Bisset said that Milosevic had made efforts to ensure the acceptance of proposed peace agreements and that he played a crucial role in securing the signing of the Dayton accords that ended the war in 1995.
The witness cited the Cutilheiro Plan, which he said would have prevented the war had it not been rejected by Bosnian Muslim leader Alija Izetbegovic, allegedly at the suggestion of the then US ambassador Warren Zimmerman.
Bisset described allegations that Milosevic started the wars in order to create a Greater Serbia as sheer fantasy, insisting that the accused actually tried to preserve the Yugoslav federation.
Prosecutor Geoffrey Nice challenged the witness's credibility, quoting several of his statements in which he called the ICTY a Stallinist court and compared Chief Prosecutor Carla del Ponte to Hitler's prosecutor.

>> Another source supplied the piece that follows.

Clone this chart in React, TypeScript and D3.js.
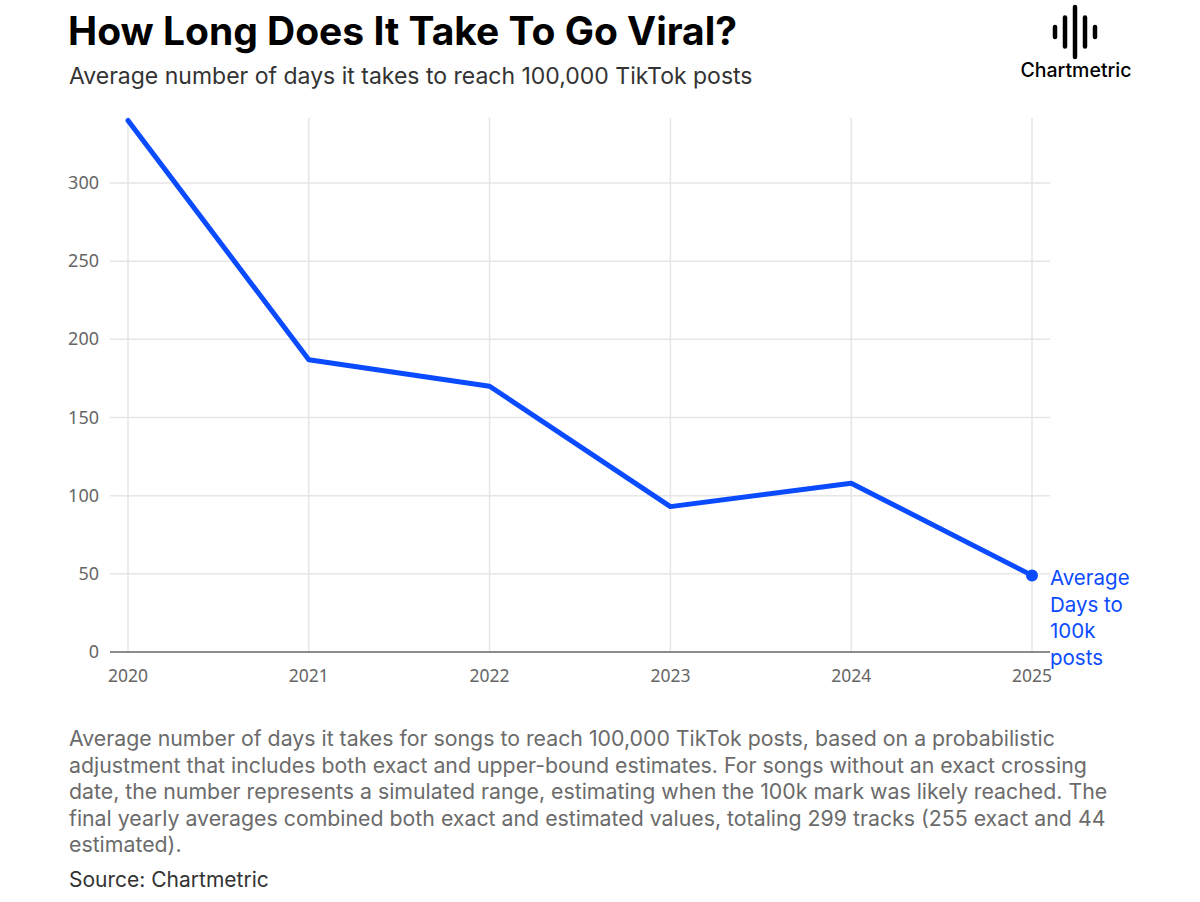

Nice cited a statement made by the witness regarding anti-Milosevic demonstrations in Belgrade in 1996, when Bisset said that Milosevic would sell anyone just to stay in power. He also said that Bisset had written about ruthless methods used by the Serbian police and military against ethnic Albanian insurgents in Kosovo in 1999.
Also on Friday, the ICTY rejected Milosevic's request for provisional release to undergo medical treatment in Moscow.
The trial is scheduled to continue on Monday with testimony by a new defence witness.